Rebuilding report.
The maintainer of this site is back in the U.S., and the flow of information from Sri Lanka will be slower now. Here's at least a partial report on how the rebuilding is going and how the money raised is being used.
As a first step, bulldozers were rented for US$200 to clean away much of the debris (see the pictures below), once people salvaged what they could of their personal belongings. This cleared some hopelessness away as well — the affected families were given a clean slate on which to build.
Chande has resumed paying villagers for turtle eggs, which means that many people will be able to support themselves again. At first, he's keeping them in a wooden box filled with sand. He's trying to acquire some wire netting to keep predators out of an area to bury the eggs.
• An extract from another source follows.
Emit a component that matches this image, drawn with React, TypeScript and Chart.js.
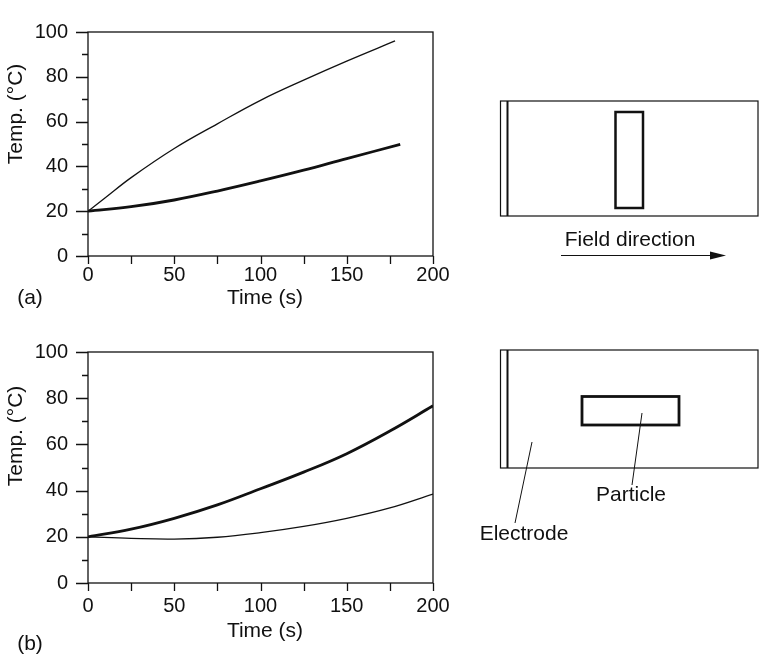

Earlier this week, some of us took pots and pans for cooking, as some families are trying to move out of the camps. Approximately 100 families have been displaced in Kosgoda. Last month, we also bought pots and pans as well as drinking water with US$300. Part of this money also went to help repair one of Chande's boats (cost of the repair: $350) so that he can have his livelihood. (You can see part of his teal boat in the last picture below. Other large pieces of it ended up on the main road over a mile away.)
Buddasiri told us how his children who are studying music at college were able to only take their musical instruments when they fled the tsunami. His son plays the violin, and his daughter plays the veena.